After the judge’s order Friday, the family released a statement supporting the decision while acknowledging the pain it will cause their family.

“Next Wednesday will be an emotional day not only for us but for so many others in this city, state and across the country, the statement said. “We would like to reiterate our strong desire that any protests be peaceful and honorable and free from violence or destruction in any form towards businesses, property and citizens including the individuals who have been charged in our father’s death. Justice for our father will not result from violence, pain, or suffering.”
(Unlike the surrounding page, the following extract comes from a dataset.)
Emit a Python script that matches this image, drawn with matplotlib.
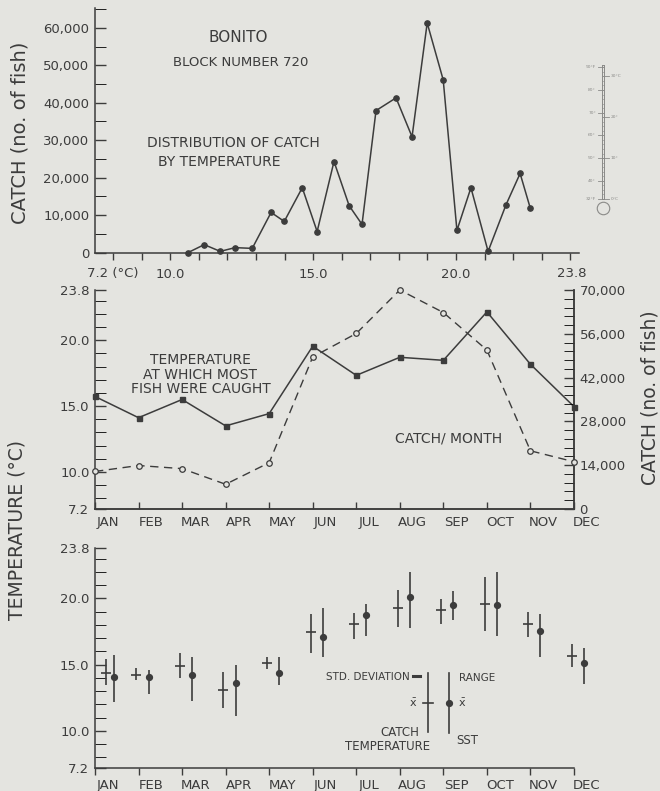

Martin said initially her siblings asked for Kimbrough’s silence to let them grieve and process and to keep a State Bureau of Investigation probe into his death untainted.
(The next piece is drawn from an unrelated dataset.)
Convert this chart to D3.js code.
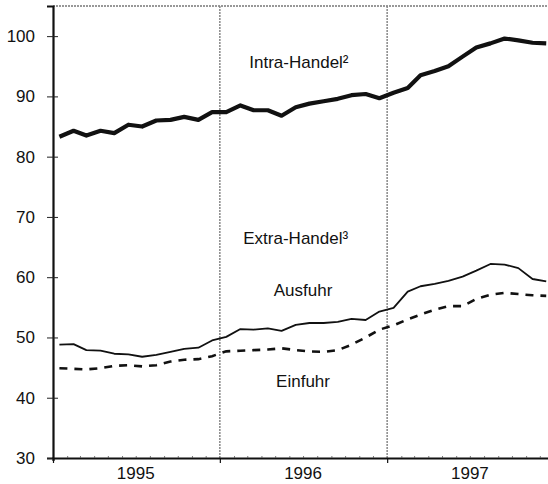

Even on July 8, when District Attorney Jim O’Neill announced he would charge the six officials, family members said through their attorney Mike Grace that they didn’t want the video out to the public.

Martin said the family also feared there might be looting and riots.
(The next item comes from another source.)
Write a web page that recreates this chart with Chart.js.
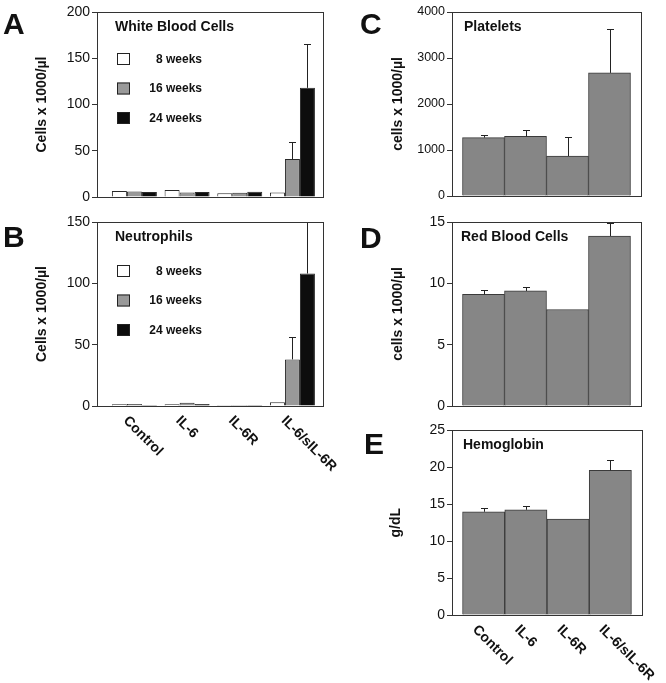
<!DOCTYPE html>
<html>
<head>
<meta charset="utf-8">
<script src="https://cdn.jsdelivr.net/npm/chart.js@4.4.1/dist/chart.umd.min.js"></script>
<style>
  body { margin: 0; background: #fff; width: 666px; height: 683px; position: relative; overflow: hidden; }
  canvas { position: absolute; }
  .tag { position: absolute; font: bold 30px "Liberation Sans", Arial, sans-serif; line-height: 30px; color: #111; }
</style>
</head>
<body>
<canvas id="wbc" width="330" height="210" style="left:0;top:0"></canvas>
<canvas id="neut" width="350" height="273" style="left:0;top:210px"></canvas>
<canvas id="plt" width="326" height="210" style="left:340px;top:0"></canvas>
<canvas id="rbc" width="326" height="210" style="left:340px;top:210px"></canvas>
<canvas id="hgb" width="326" height="263" style="left:340px;top:420px"></canvas>
<div class="tag" style="left:3px;top:9px">A</div>
<div class="tag" style="left:3px;top:222px">B</div>
<div class="tag" style="left:360px;top:9px">C</div>
<div class="tag" style="left:360px;top:223px">D</div>
<div class="tag" style="left:364px;top:429px">E</div>
<script>
const FONT = '"Liberation Sans", Arial, sans-serif';
Chart.defaults.font.family = FONT;
Chart.defaults.color = '#111';

const groups = ['Control', 'IL-6', 'IL-6R', 'IL-6/sIL-6R'];
const weeks = ['8 weeks', '16 weeks', '24 weeks'];

// white blood cells (x1000/ul)
const wbc8 = [6.5, 7.5, 4, 5];
const wbc16 = [6, 5, 4.7, 41];
const wbc24 = [5.4, 5.4, 5.8, 118];
const wbcSd16 = [null, null, null, 18];
const wbcSd24 = [null, null, null, 47];

// neutrophils (x1000/ul)
const neut8 = [1.4, 1.4, 0.8, 3];
const neut16 = [1.6, 2.7, 0.8, 38];
const neut24 = [0.8, 1.6, 0.8, 108];
const neutSd16 = [null, null, null, 18];
const neutSd24 = [null, null, null, 42];

// platelets, red cells, hemoglobin
const plt = [1270, 1295, 868, 2676];
const pltSd = [52, 150, 420, 960];
const rbc = [9.1, 9.38, 7.87, 13.86];
const rbcSd = [0.38, 0.36, null, 1.06];
const hgb = [13.98, 14.25, 13.0, 19.6];
const hgbSd = [0.54, 0.5, null, 1.44];

const toXY = vals => vals.map((v, i) => ({ x: i, y: v }));

// error bars, frame, in-plot title/legend and slanted group labels
const panelDecor = {
  id: 'panelDecor',
  afterDatasetsDraw(chart, args, opts) {
    const { ctx, chartArea: a, scales: { x, y } } = chart;
    ctx.save();
    ctx.strokeStyle = '#222';
    ctx.lineWidth = 1;
    chart.data.datasets.forEach((ds, di) => {
      if (!ds.sd) return;
      chart.getDatasetMeta(di).data.forEach((bar, i) => {
        const sd = ds.sd[i];
        if (sd == null) return;
        const cx = Math.round(bar.x) + 0.5;
        const top = Math.round(y.getPixelForValue(ds.data[i].y + sd)) + 0.5;
        ctx.beginPath();
        ctx.moveTo(cx, bar.y);
        ctx.lineTo(cx, top);
        ctx.moveTo(cx - 3.5, top);
        ctx.lineTo(cx + 3.5, top);
        ctx.stroke();
      });
    });

    ctx.strokeStyle = '#333';
    ctx.strokeRect(Math.round(a.left) + 0.5, Math.round(a.top) + 0.5,
      Math.round(a.right - a.left), Math.round(a.bottom - a.top));

    ctx.fillStyle = '#111';
    ctx.textBaseline = 'middle';
    ctx.textAlign = 'left';
    ctx.font = 'bold 14px ' + FONT;
    ctx.fillText(opts.title, a.left + opts.titleDx, a.top + 15);

    if (opts.legend) {
      ctx.font = 'bold 12px ' + FONT;
      chart.data.datasets.forEach((ds, i) => {
        const sy = a.top + opts.legendTop + i * 29.5;
        ctx.fillStyle = ds.backgroundColor;
        ctx.fillRect(a.left + 20, sy, 13, 12);
        ctx.strokeStyle = '#222';
        ctx.strokeRect(a.left + 20.5, sy + 0.5, 12, 11);
        ctx.fillStyle = '#111';
        ctx.textAlign = 'right';
        ctx.fillText(ds.label, a.left + 105, sy + 6.5);
      });
    }

    if (opts.xLabels) {
      ctx.font = 'bold 14px ' + FONT;
      ctx.textAlign = 'left';
      ctx.fillStyle = '#111';
      opts.xLabels.forEach((t, i) => {
        ctx.save();
        ctx.translate(x.getPixelForValue(i) - 9, a.bottom + 12.5);
        ctx.rotate(Math.PI / 4);
        ctx.fillText(t, 0, 0);
        ctx.restore();
      });
    }
    ctx.restore();
  }
};

function makePanel(id, cfg) {
  return new Chart(document.getElementById(id), {
    type: 'bar',
    data: { datasets: cfg.datasets },
    options: {
      responsive: false,
      animation: false,
      devicePixelRatio: 1,
      layout: { padding: cfg.padding },
      datasets: { bar: { barPercentage: 1, categoryPercentage: cfg.catPct, borderWidth: 1, borderColor: '#2a2a2a' } },
      scales: {
        x: {
          type: 'linear',
          offset: false,
          min: cfg.xMin,
          max: cfg.xMax,
          grid: { display: false },
          border: { display: false },
          ticks: { display: false },
          afterBuildTicks: s => { s.ticks = groups.map((g, i) => ({ value: i })); },
          afterFit: s => { s.height = 0; }
        },
        y: {
          min: 0,
          max: cfg.yMax,
          ticks: {
            stepSize: cfg.step,
            font: { size: cfg.tickSize || 14 },
            color: '#111',
            padding: 2,
            callback: v => String(v)
          },
          grid: { drawOnChartArea: false, drawTicks: true, tickLength: 5, color: '#333' },
          border: { color: '#333' },
          title: {
            display: true,
            text: cfg.yTitle,
            font: { size: 14, weight: 'bold' },
            color: '#111',
            padding: { top: cfg.titlePad, bottom: 0 }
          },
          afterFit: s => { s.width = cfg.yWidth; }
        }
      },
      plugins: {
        legend: { display: false },
        tooltip: { enabled: false },
        panelDecor: {
          title: cfg.title,
          titleDx: cfg.titleDx,
          legend: cfg.legend || false,
          legendTop: cfg.legendTop,
          xLabels: cfg.xLabels || null
        }
      }
    },
    plugins: [panelDecor]
  });
}

const weekColors = ['#ffffff', '#999999', '#0d0d0d'];
function weekSets(v8, v16, v24, sd16, sd24) {
  return [
    { label: weeks[0], data: toXY(v8), backgroundColor: weekColors[0] },
    { label: weeks[1], data: toXY(v16), backgroundColor: weekColors[1], sd: sd16 },
    { label: weeks[2], data: toXY(v24), backgroundColor: weekColors[2], sd: sd24 }
  ];
}
function singleSet(vals, sd) {
  return [{ label: 'mean', data: toXY(vals), backgroundColor: '#868686', borderColor: '#3a3a3a', sd: sd }];
}

makePanel('wbc', {
  datasets: weekSets(wbc8, wbc16, wbc24, wbcSd16, wbcSd24),
  padding: { top: 12, right: 7, bottom: 13, left: 0 },
  xMin: -0.71, xMax: 3.58, catPct: 0.854,
  yMax: 200, step: 50, yWidth: 97, titlePad: 34,
  yTitle: 'Cells x 1000/µl',
  title: 'White Blood Cells', titleDx: 18,
  legend: true, legendTop: 41
});

makePanel('neut', {
  datasets: weekSets(neut8, neut16, neut24, neutSd16, neutSd24),
  padding: { top: 12, right: 27, bottom: 77, left: 0 },
  xMin: -0.71, xMax: 3.58, catPct: 0.854,
  yMax: 150, step: 50, yWidth: 97, titlePad: 34,
  yTitle: 'Cells x 1000/µl',
  title: 'Neutrophils', titleDx: 18,
  legend: true, legendTop: 43,
  xLabels: groups
});

makePanel('plt', {
  datasets: singleSet(plt, pltSd),
  padding: { top: 12, right: 25, bottom: 14, left: 0 },
  xMin: -0.75, xMax: 3.75, catPct: 1,
  yMax: 4000, step: 1000, tickSize: 12.5, yWidth: 112, titlePad: 50,
  yTitle: 'cells x 1000/µl',
  title: 'Platelets', titleDx: 12
});

makePanel('rbc', {
  datasets: singleSet(rbc, rbcSd),
  padding: { top: 12, right: 25, bottom: 14, left: 0 },
  xMin: -0.75, xMax: 3.75, catPct: 1,
  yMax: 15, step: 5, yWidth: 112, titlePad: 50,
  yTitle: 'cells x 1000/µl',
  title: 'Red Blood Cells', titleDx: 9
});

makePanel('hgb', {
  datasets: singleSet(hgb, hgbSd),
  padding: { top: 10, right: 24, bottom: 68, left: 0 },
  xMin: -0.75, xMax: 3.75, catPct: 1,
  yMax: 25, step: 5, yWidth: 112, titlePad: 48,
  yTitle: 'g/dL',
  title: 'Hemoglobin', titleDx: 11,
  xLabels: groups
});
</script>
</body>
</html>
Stubbs said he supported withholding the video until he decided the issue is bigger than his family.

Neville died months before George Floyd’s death in Minneapolis sparked protests that in some cases turned destructive.

The charges didn’t come for seven months, and Martin said the sheriff has been accused of a coverup for abiding by the family’s wishes. The family has been accused of being part of the coverup for making those requests, she said. And the rumors floating in the community are far from accurate.

Most of all, Neville’s children don’t want their father’s death to be in vain.

They want reform.

Law enforcement

Stubbs wants the police training manual thrown out, rewritten and an emphasis around the state on better treatment of inmates.

Neville was Black. But Stubbs said that his death was not “a Black Lives Matter issue” because the same thing would have happened to any inmate regardless of their race and many of the officers involved were also Black.

Martin served as a federal police officer who became a military police reserve officer after giving birth to her son. She also was an Army sergeant who worked at Guantanamo Bay, she said.

She has training handling inmates. She said she also has “special reaction team” training, the military equivalent of those who responded to Neville’s jail cell.

And Martin said she was torn watching the video.

“It’s not that I don’t understand sometimes why law enforcement has to use a certain level of force,” Martin said, “but there are definite clear cases, and this is unfortunately one where it is excessive.”

Martin said for the majority of the video Neville wasn’t struggling and officers had “positive control” of him.

“It just didn’t make any sense to take him to a suicide room instead of the infirmary, to wait for bolt cutters instead of undoing the side of the cuffs,” Martin said.

She said she knows that criminals sometimes exaggerate what they’re going through.

“But sometimes they also tell the truth,” Martin said. “Call me crazy.”

And one immediate change Martin wants is for prone restraint to be banned from use. It’s been controversial across the country for causing deaths like Neville’s.

Martin said after watching the videos Wednesday she told her siblings that for a moment she wanted to leave her field. And she knows that people are already quick to say they hate the police.

“But when you see something like that,” Martin said, “you want to prove society wrong. You want to show them that there are good people out there.”